* Your instructions
Note each line of the listing that contains the string "this", and copy it.
-- BEGIN --
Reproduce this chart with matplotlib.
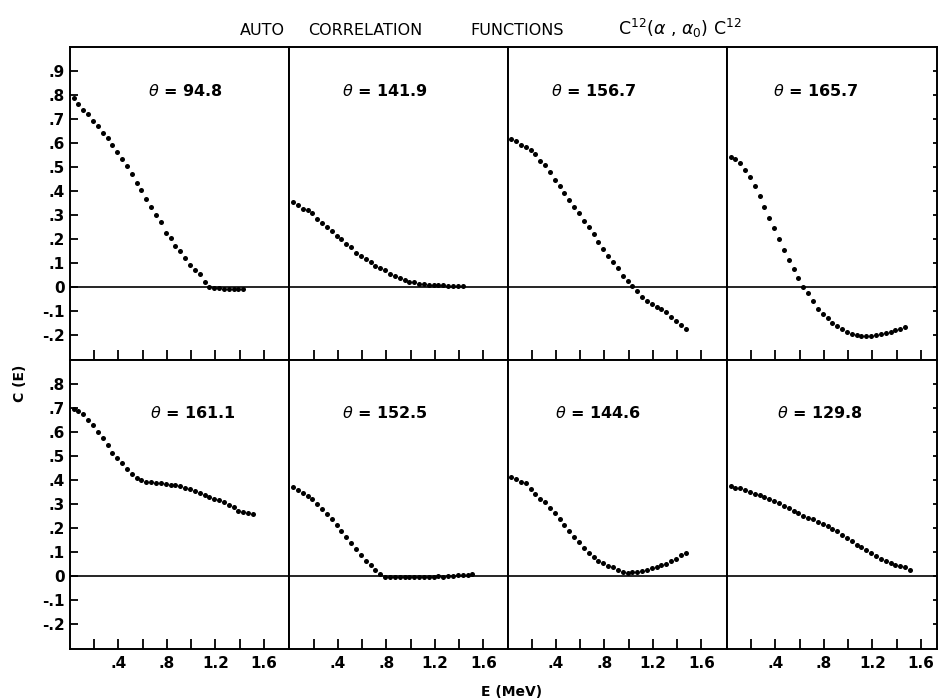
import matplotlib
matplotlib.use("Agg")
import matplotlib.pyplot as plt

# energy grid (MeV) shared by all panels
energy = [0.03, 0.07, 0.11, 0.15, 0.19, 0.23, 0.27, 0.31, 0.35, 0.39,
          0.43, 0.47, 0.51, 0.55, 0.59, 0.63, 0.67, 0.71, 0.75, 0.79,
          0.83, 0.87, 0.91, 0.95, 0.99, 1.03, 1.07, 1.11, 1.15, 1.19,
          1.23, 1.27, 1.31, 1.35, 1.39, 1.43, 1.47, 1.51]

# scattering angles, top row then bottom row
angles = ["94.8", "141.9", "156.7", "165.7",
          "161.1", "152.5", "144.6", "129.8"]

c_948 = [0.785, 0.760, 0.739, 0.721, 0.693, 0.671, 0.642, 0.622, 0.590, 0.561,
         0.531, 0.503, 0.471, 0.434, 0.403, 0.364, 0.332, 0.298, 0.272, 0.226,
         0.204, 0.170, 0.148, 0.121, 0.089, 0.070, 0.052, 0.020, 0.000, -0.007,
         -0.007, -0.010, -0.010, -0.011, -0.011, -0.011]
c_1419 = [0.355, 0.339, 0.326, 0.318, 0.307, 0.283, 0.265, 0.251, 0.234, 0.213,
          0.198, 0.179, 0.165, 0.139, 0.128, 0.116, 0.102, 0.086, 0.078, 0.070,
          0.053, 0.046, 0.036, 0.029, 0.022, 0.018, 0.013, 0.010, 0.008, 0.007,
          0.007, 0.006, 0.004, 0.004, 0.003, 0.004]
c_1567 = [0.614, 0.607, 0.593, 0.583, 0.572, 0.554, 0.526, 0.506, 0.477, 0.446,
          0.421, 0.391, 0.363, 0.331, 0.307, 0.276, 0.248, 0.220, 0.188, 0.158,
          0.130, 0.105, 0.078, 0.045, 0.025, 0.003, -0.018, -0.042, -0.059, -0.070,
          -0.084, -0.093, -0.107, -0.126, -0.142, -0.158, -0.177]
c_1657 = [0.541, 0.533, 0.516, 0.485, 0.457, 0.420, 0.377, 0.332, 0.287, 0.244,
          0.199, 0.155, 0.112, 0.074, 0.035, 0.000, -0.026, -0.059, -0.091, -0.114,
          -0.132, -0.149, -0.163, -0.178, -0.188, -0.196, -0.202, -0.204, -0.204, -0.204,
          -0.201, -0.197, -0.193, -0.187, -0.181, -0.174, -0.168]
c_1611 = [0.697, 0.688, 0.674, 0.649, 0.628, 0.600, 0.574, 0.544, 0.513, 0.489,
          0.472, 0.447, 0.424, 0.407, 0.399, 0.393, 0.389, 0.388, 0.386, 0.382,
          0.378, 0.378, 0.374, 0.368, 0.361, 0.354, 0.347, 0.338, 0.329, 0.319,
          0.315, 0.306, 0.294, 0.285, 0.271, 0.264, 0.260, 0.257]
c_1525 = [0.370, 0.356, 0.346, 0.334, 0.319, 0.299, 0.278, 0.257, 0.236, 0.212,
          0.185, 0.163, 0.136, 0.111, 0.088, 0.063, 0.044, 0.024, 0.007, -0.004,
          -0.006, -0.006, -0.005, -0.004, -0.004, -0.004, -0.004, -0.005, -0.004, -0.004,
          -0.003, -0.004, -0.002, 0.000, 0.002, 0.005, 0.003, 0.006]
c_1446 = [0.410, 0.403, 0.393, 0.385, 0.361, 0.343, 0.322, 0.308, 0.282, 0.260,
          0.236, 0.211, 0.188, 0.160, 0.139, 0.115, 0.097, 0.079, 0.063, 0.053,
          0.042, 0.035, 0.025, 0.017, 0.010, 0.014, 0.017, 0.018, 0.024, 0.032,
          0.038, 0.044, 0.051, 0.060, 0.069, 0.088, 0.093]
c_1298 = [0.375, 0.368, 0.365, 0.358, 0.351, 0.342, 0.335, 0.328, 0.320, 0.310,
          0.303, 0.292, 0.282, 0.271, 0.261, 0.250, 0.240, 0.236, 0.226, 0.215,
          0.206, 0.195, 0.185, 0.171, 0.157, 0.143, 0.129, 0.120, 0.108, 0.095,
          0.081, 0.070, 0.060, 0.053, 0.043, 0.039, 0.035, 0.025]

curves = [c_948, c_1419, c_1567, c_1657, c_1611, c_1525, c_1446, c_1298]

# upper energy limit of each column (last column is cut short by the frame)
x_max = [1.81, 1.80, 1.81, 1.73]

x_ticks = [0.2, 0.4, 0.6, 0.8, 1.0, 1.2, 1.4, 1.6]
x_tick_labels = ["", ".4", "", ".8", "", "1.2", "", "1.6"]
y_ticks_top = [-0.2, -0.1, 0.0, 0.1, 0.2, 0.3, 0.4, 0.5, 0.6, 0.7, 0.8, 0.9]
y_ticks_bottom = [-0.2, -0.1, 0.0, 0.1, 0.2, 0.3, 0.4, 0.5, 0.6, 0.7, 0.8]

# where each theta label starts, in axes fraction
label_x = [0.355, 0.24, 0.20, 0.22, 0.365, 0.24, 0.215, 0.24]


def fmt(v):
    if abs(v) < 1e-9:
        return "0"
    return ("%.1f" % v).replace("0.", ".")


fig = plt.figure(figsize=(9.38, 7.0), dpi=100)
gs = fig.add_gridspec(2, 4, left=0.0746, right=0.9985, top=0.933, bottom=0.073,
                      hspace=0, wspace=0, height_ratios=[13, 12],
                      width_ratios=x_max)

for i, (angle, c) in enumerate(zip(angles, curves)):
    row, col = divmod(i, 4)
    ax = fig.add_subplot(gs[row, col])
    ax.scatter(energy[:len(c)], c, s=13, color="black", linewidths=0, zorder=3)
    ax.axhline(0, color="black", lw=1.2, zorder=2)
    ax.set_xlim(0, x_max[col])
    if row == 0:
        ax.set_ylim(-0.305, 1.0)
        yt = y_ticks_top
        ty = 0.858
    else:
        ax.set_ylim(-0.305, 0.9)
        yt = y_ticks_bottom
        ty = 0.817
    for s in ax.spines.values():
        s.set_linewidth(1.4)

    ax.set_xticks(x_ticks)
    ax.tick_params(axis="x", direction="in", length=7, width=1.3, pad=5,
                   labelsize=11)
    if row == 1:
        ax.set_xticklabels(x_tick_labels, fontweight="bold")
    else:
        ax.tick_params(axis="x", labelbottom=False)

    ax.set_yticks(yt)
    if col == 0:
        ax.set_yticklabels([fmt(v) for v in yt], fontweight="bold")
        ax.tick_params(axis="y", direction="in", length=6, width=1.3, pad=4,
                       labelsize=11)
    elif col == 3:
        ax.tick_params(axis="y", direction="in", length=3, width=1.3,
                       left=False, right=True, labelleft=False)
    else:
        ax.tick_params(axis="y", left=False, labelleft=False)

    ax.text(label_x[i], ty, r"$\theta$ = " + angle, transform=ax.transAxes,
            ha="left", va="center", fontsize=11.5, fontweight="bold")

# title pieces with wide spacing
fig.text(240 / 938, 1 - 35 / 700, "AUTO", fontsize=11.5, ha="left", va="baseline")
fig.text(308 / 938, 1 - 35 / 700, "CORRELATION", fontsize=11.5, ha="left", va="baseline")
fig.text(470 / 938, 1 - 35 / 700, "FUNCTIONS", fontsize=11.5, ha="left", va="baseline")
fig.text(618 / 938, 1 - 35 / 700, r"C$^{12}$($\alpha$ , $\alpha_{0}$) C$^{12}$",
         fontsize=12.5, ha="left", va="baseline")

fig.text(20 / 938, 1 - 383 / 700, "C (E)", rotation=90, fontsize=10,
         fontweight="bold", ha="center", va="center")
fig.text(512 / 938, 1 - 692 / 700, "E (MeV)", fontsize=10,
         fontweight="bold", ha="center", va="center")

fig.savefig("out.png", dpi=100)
-- END --
-- BEGIN --
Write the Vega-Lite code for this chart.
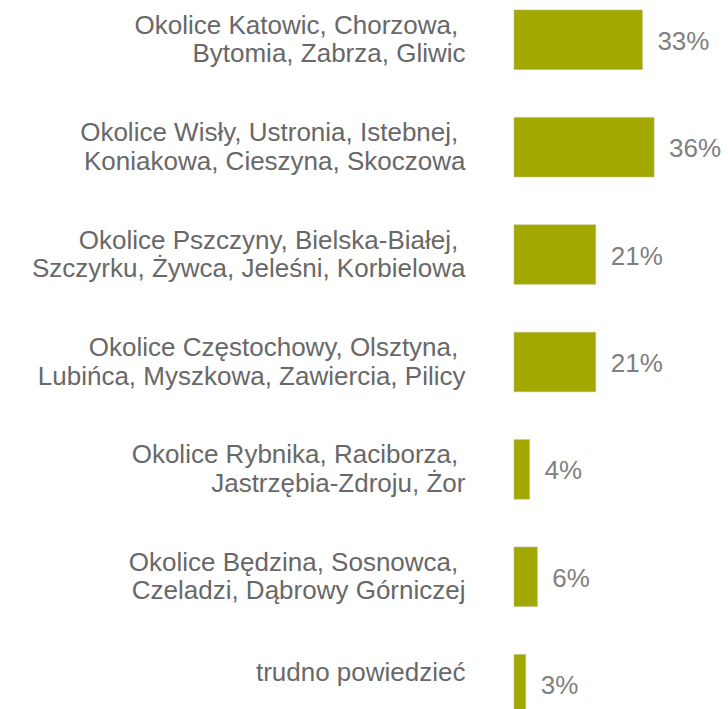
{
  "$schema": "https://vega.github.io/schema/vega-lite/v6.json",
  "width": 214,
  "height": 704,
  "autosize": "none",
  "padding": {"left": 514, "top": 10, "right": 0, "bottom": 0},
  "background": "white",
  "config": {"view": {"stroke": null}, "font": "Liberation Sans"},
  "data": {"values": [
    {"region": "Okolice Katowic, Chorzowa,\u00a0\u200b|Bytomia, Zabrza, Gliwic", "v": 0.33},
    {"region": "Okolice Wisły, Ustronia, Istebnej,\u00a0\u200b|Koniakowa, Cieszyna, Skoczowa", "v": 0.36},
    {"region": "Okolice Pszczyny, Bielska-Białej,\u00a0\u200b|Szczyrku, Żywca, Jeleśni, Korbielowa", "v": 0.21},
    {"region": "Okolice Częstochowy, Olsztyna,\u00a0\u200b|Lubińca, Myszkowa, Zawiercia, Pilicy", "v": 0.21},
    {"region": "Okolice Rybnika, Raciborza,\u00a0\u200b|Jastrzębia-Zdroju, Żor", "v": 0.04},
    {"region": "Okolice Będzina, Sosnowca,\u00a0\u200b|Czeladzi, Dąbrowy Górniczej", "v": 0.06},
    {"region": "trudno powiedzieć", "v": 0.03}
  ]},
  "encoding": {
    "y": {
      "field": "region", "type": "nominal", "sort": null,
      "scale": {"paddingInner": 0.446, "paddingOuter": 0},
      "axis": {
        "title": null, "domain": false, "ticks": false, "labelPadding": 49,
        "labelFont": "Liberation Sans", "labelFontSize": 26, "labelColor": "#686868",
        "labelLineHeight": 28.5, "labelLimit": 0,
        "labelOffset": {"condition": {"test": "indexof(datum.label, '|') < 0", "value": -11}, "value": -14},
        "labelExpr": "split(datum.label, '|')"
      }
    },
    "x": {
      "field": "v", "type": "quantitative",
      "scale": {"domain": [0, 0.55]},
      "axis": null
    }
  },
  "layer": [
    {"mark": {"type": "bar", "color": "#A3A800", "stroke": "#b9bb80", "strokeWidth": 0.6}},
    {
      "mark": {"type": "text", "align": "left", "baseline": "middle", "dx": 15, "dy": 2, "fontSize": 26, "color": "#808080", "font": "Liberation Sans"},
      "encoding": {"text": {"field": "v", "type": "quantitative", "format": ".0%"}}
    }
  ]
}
-- END --
* Finished task
Reproduce this chart with matplotlib.
Write the Vega-Lite code for this chart.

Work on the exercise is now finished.